- [GIVEN INSTRUCTION]:
Return a copy of every line in the records that includes the word "code".

- [TASK DATA]:
/---

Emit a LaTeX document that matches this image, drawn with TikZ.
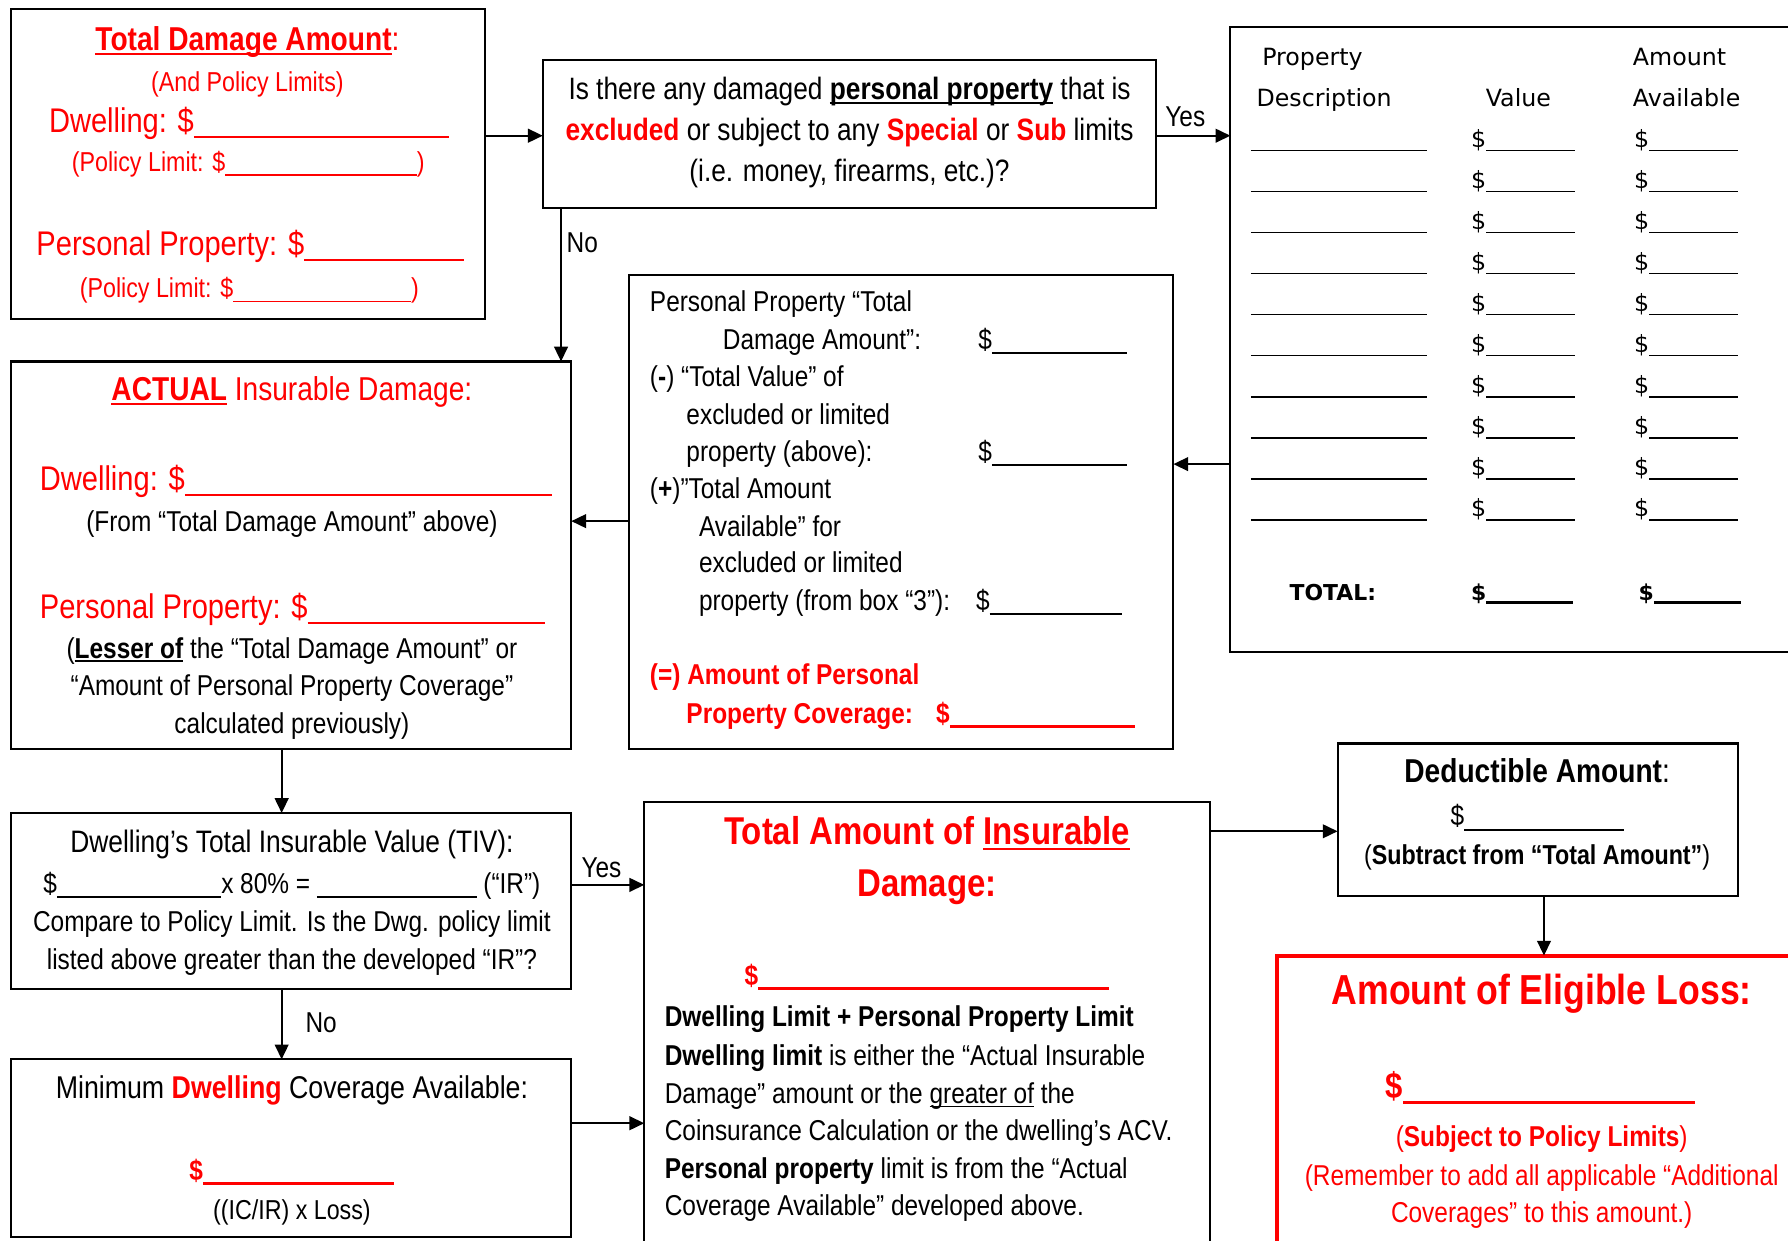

\---
/---

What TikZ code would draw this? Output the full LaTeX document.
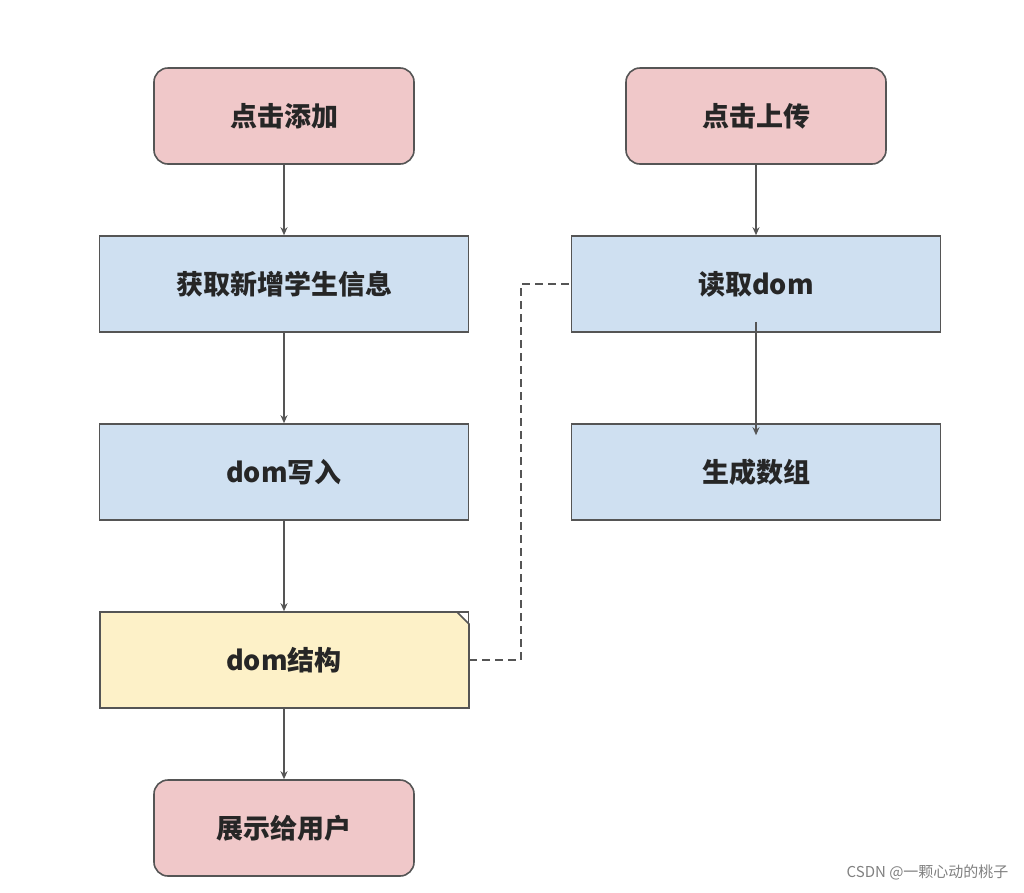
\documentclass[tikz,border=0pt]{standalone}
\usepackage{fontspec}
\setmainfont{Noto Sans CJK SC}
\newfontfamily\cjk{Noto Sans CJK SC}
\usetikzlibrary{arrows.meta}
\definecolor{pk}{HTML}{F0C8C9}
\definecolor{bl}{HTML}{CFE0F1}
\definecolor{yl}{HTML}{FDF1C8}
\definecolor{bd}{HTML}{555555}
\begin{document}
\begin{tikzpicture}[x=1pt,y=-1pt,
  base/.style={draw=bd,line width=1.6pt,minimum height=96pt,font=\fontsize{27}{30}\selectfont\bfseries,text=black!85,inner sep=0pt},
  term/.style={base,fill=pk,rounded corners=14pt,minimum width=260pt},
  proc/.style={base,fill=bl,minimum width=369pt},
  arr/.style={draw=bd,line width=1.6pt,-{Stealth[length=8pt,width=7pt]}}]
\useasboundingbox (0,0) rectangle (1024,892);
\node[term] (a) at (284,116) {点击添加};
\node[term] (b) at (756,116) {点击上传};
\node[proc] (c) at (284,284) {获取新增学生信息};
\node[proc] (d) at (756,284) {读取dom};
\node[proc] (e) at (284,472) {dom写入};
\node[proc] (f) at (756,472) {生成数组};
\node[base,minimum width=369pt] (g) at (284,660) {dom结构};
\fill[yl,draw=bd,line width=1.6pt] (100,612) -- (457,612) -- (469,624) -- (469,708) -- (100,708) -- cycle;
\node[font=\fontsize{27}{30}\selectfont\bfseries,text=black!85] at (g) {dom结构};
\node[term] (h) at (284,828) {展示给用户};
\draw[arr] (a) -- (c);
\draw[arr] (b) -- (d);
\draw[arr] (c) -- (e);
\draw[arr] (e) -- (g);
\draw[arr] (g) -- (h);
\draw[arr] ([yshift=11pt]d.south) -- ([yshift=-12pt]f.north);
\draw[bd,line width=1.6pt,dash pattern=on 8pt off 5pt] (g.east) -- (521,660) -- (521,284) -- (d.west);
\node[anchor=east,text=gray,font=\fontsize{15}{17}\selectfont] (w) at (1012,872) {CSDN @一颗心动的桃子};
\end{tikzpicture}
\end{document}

\---
/---

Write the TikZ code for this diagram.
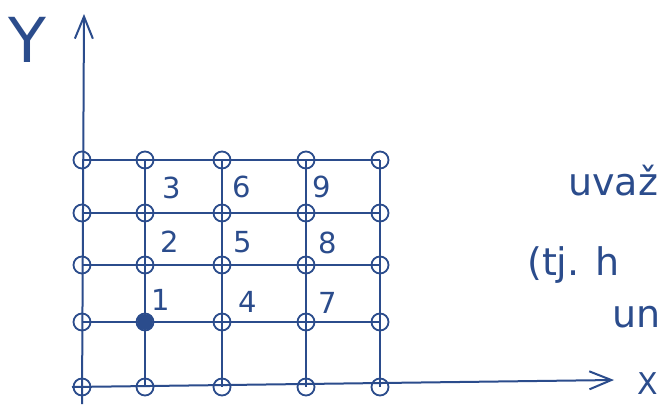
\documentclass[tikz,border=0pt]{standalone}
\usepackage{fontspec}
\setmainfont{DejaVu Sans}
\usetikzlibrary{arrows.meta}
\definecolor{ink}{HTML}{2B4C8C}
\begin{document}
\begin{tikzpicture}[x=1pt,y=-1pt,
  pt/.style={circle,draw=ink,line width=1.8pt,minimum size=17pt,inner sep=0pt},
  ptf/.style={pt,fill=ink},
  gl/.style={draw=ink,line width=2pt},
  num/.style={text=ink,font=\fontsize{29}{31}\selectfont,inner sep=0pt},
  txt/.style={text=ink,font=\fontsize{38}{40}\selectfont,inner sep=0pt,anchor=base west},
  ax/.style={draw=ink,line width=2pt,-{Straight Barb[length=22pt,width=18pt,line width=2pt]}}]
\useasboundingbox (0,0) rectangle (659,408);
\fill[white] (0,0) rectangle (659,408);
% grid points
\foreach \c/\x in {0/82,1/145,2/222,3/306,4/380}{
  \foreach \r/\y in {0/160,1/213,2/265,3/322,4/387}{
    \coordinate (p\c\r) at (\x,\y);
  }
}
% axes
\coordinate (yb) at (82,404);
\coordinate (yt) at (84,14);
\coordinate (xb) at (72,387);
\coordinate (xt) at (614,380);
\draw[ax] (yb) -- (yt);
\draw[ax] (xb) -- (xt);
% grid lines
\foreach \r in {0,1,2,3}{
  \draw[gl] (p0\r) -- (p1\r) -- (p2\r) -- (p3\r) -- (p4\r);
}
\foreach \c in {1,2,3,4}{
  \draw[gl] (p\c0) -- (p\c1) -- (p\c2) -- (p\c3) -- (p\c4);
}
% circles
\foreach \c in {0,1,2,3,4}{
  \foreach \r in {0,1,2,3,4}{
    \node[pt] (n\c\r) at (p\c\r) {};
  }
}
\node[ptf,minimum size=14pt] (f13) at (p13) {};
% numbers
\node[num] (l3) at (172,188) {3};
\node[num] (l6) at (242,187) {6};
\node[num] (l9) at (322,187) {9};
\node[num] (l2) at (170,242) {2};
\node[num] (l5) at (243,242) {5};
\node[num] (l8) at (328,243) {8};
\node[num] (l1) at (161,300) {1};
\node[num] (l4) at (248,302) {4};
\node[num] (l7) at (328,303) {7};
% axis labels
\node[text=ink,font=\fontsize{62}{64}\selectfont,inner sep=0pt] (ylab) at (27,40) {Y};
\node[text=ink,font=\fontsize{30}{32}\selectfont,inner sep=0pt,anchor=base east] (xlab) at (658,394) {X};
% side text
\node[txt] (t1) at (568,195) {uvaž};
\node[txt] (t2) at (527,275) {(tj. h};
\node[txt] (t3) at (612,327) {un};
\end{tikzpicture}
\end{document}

\---

- [SOLUTION TO THE EXERCISE]:
What TikZ code would draw this? Output the full LaTeX document.
Write the TikZ code for this diagram.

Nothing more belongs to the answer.